Given problem: Give back every line exactly as it appears, pictures excluded.

Information shown:
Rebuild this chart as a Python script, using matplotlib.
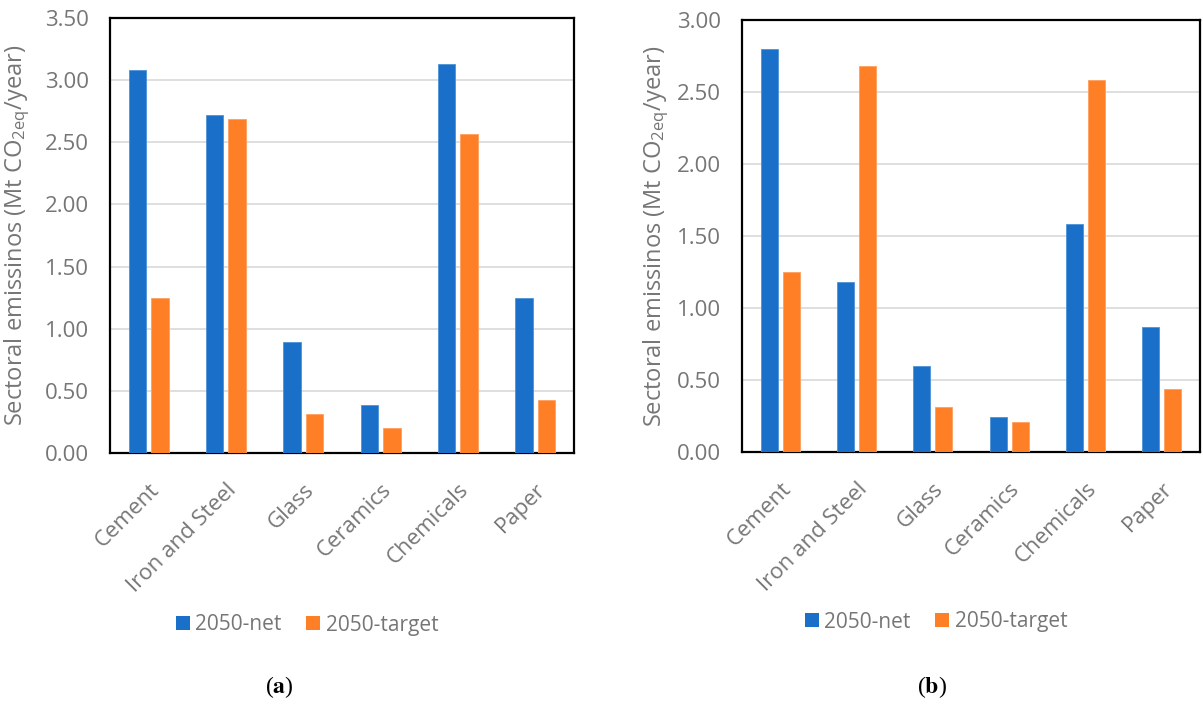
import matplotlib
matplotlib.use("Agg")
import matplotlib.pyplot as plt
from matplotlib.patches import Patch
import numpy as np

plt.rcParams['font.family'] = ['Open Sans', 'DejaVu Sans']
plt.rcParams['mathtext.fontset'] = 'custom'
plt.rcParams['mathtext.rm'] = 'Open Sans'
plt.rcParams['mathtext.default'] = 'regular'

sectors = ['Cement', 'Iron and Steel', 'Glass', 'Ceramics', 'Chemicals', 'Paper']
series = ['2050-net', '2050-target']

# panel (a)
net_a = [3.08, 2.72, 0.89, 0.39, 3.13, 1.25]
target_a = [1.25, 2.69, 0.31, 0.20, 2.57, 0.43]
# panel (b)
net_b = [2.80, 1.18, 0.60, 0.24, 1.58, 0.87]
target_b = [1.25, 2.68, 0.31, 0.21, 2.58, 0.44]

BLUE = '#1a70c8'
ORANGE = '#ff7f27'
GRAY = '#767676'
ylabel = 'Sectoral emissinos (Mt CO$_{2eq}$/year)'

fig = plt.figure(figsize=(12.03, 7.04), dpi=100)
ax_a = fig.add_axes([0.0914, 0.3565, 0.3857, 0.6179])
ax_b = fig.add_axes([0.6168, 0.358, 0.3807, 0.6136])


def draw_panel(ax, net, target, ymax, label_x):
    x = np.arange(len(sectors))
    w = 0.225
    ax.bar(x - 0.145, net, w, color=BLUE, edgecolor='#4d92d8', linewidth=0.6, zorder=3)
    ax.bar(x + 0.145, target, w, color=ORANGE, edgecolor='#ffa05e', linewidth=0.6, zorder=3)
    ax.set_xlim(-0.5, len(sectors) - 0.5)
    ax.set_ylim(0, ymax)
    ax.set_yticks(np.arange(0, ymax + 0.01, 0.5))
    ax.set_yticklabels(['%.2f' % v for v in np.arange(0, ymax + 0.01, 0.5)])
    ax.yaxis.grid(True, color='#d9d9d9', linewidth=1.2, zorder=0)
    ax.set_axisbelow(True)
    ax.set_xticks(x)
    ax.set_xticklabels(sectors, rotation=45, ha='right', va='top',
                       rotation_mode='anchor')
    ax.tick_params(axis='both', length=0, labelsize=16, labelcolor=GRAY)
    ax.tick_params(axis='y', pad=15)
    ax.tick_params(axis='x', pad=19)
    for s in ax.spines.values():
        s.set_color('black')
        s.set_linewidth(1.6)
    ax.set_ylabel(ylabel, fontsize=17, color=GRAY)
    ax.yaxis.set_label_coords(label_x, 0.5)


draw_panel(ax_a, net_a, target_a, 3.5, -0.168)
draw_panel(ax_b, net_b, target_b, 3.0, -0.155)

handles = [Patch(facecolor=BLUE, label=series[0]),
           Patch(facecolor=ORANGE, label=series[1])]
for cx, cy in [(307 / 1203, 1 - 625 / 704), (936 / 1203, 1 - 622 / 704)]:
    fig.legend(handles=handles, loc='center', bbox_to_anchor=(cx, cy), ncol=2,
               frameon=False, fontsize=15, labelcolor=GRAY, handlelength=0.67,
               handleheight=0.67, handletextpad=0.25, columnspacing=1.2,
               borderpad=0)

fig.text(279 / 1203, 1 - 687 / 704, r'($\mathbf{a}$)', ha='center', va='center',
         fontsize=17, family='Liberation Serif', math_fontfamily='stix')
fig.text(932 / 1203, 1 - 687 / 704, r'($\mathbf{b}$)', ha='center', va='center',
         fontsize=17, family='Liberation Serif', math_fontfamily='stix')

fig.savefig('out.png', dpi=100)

Solution to the exercise:
Rebuild this chart as a Python script, using matplotlib.
import matplotlib
matplotlib.use("Agg")
import matplotlib.pyplot as plt
from matplotlib.patches import Patch
import numpy as np

plt.rcParams['font.family'] = ['Open Sans', 'DejaVu Sans']
plt.rcParams['mathtext.fontset'] = 'custom'
plt.rcParams['mathtext.rm'] = 'Open Sans'
plt.rcParams['mathtext.default'] = 'regular'

sectors = ['Cement', 'Iron and Steel', 'Glass', 'Ceramics', 'Chemicals', 'Paper']
series = ['2050-net', '2050-target']

# panel (a)
net_a = [3.08, 2.72, 0.89, 0.39, 3.13, 1.25]
target_a = [1.25, 2.69, 0.31, 0.20, 2.57, 0.43]
# panel (b)
net_b = [2.80, 1.18, 0.60, 0.24, 1.58, 0.87]
target_b = [1.25, 2.68, 0.31, 0.21, 2.58, 0.44]

BLUE = '#1a70c8'
ORANGE = '#ff7f27'
GRAY = '#767676'
ylabel = 'Sectoral emissinos (Mt CO$_{2eq}$/year)'

fig = plt.figure(figsize=(12.03, 7.04), dpi=100)
ax_a = fig.add_axes([0.0914, 0.3565, 0.3857, 0.6179])
ax_b = fig.add_axes([0.6168, 0.358, 0.3807, 0.6136])


def draw_panel(ax, net, target, ymax, label_x):
    x = np.arange(len(sectors))
    w = 0.225
    ax.bar(x - 0.145, net, w, color=BLUE, edgecolor='#4d92d8', linewidth=0.6, zorder=3)
    ax.bar(x + 0.145, target, w, color=ORANGE, edgecolor='#ffa05e', linewidth=0.6, zorder=3)
    ax.set_xlim(-0.5, len(sectors) - 0.5)
    ax.set_ylim(0, ymax)
    ax.set_yticks(np.arange(0, ymax + 0.01, 0.5))
    ax.set_yticklabels(['%.2f' % v for v in np.arange(0, ymax + 0.01, 0.5)])
    ax.yaxis.grid(True, color='#d9d9d9', linewidth=1.2, zorder=0)
    ax.set_axisbelow(True)
    ax.set_xticks(x)
    ax.set_xticklabels(sectors, rotation=45, ha='right', va='top',
                       rotation_mode='anchor')
    ax.tick_params(axis='both', length=0, labelsize=16, labelcolor=GRAY)
    ax.tick_params(axis='y', pad=15)
    ax.tick_params(axis='x', pad=19)
    for s in ax.spines.values():
        s.set_color('black')
        s.set_linewidth(1.6)
    ax.set_ylabel(ylabel, fontsize=17, color=GRAY)
    ax.yaxis.set_label_coords(label_x, 0.5)


draw_panel(ax_a, net_a, target_a, 3.5, -0.168)
draw_panel(ax_b, net_b, target_b, 3.0, -0.155)

handles = [Patch(facecolor=BLUE, label=series[0]),
           Patch(facecolor=ORANGE, label=series[1])]
for cx, cy in [(307 / 1203, 1 - 625 / 704), (936 / 1203, 1 - 622 / 704)]:
    fig.legend(handles=handles, loc='center', bbox_to_anchor=(cx, cy), ncol=2,
               frameon=False, fontsize=15, labelcolor=GRAY, handlelength=0.67,
               handleheight=0.67, handletextpad=0.25, columnspacing=1.2,
               borderpad=0)

fig.text(279 / 1203, 1 - 687 / 704, r'($\mathbf{a}$)', ha='center', va='center',
         fontsize=17, family='Liberation Serif', math_fontfamily='stix')
fig.text(932 / 1203, 1 - 687 / 704, r'($\mathbf{b}$)', ha='center', va='center',
         fontsize=17, family='Liberation Serif', math_fontfamily='stix')

fig.savefig('out.png', dpi=100)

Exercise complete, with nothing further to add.